→ **Set task**:
From the listing below, copy word for word every line starting at the one that includes "What matplotlib code" and ending at the one that includes "txt = '#4a4a4a'"; the pictures are omitted.

— START Source records —

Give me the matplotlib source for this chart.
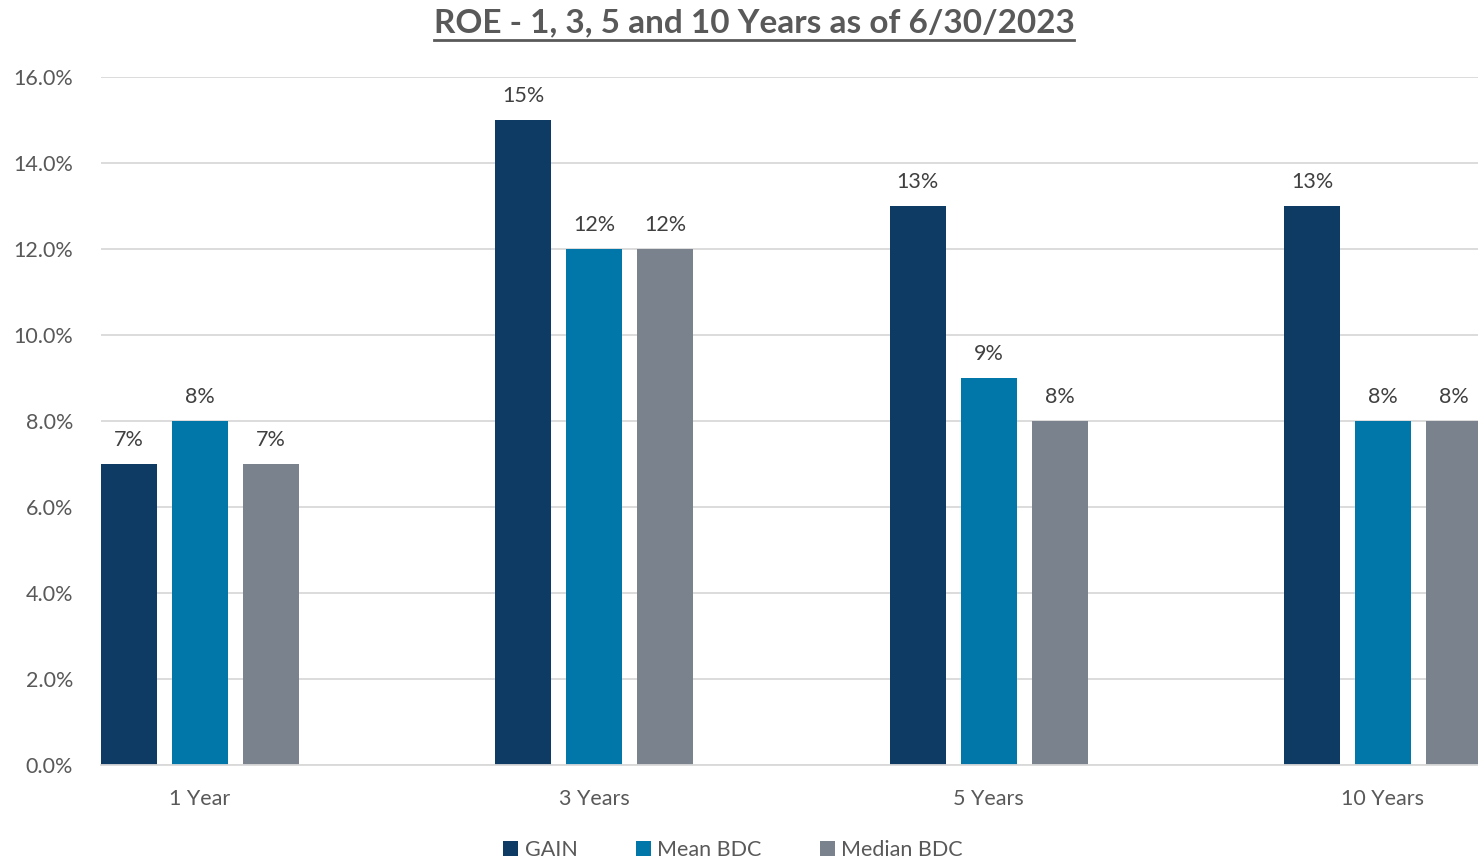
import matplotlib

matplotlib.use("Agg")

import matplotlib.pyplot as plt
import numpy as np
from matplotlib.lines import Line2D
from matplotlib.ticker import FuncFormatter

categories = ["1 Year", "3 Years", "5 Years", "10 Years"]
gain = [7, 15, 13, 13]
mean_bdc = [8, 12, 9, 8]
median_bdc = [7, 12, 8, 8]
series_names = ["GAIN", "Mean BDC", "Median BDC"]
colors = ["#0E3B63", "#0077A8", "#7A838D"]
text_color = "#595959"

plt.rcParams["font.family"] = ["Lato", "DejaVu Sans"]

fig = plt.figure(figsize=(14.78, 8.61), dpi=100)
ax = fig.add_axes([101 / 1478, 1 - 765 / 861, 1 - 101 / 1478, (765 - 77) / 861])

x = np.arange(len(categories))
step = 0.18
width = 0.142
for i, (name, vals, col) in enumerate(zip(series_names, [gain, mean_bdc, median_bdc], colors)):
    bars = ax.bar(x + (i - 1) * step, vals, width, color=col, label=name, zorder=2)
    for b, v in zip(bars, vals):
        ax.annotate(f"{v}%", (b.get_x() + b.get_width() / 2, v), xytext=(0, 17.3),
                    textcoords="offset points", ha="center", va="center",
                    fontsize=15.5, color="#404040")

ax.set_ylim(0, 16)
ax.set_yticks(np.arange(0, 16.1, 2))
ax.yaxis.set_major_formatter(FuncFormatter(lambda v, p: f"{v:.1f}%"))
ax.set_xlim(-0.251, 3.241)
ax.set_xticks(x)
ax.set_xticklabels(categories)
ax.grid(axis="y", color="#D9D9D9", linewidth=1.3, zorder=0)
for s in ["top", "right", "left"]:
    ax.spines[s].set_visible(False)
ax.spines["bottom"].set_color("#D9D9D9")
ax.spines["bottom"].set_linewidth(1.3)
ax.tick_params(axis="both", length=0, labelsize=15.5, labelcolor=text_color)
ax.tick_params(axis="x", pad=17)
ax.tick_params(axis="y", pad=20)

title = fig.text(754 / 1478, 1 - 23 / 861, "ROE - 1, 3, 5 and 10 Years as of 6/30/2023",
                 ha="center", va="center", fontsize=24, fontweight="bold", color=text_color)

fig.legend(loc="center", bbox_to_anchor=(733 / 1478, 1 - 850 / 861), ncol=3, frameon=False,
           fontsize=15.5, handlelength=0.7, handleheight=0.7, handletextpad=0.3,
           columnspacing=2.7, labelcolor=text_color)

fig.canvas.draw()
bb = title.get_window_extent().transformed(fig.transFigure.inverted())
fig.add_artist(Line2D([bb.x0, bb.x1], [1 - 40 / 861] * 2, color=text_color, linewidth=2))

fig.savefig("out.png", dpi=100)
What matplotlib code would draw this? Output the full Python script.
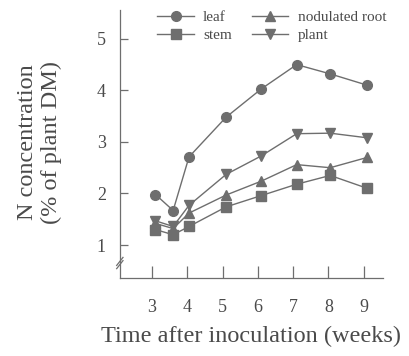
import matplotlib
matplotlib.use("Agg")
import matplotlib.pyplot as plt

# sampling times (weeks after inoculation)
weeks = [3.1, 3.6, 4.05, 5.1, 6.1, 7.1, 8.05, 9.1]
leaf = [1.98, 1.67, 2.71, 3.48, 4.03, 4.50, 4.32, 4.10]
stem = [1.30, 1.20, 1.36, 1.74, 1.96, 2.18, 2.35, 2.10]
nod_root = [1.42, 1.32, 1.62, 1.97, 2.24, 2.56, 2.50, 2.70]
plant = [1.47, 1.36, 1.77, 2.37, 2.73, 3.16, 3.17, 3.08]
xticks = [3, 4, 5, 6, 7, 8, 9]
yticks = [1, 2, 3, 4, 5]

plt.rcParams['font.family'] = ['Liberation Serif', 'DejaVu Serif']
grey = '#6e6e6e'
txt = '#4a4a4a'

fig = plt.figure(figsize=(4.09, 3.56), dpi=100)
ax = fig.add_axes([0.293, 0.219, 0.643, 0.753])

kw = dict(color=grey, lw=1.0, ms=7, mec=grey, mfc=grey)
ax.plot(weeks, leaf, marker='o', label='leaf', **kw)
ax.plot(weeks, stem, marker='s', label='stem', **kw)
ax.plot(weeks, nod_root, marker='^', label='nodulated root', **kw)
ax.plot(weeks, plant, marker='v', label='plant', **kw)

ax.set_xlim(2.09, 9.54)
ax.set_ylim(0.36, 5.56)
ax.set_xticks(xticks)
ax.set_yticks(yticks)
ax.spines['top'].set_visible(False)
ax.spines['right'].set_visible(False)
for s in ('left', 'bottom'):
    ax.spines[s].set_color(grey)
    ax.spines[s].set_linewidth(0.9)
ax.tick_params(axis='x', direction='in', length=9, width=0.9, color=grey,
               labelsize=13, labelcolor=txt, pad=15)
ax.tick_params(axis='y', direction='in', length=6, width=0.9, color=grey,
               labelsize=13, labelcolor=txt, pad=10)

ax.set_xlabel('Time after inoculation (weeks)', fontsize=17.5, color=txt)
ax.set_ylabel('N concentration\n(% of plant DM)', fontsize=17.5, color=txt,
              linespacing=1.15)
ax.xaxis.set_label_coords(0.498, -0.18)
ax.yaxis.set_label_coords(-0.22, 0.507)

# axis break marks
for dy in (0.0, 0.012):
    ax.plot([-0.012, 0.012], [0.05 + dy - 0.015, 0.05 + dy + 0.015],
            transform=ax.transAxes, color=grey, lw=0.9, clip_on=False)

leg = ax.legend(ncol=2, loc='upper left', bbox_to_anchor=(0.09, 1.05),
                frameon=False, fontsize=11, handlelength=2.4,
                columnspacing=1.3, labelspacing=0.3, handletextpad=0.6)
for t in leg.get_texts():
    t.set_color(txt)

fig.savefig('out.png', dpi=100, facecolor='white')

— END Source records —

→ **Solution to this exercise**:
What matplotlib code would draw this? Output the full Python script.
import matplotlib
matplotlib.use("Agg")
import matplotlib.pyplot as plt

# sampling times (weeks after inoculation)
weeks = [3.1, 3.6, 4.05, 5.1, 6.1, 7.1, 8.05, 9.1]
leaf = [1.98, 1.67, 2.71, 3.48, 4.03, 4.50, 4.32, 4.10]
stem = [1.30, 1.20, 1.36, 1.74, 1.96, 2.18, 2.35, 2.10]
nod_root = [1.42, 1.32, 1.62, 1.97, 2.24, 2.56, 2.50, 2.70]
plant = [1.47, 1.36, 1.77, 2.37, 2.73, 3.16, 3.17, 3.08]
xticks = [3, 4, 5, 6, 7, 8, 9]
yticks = [1, 2, 3, 4, 5]

plt.rcParams['font.family'] = ['Liberation Serif', 'DejaVu Serif']
grey = '#6e6e6e'
txt = '#4a4a4a'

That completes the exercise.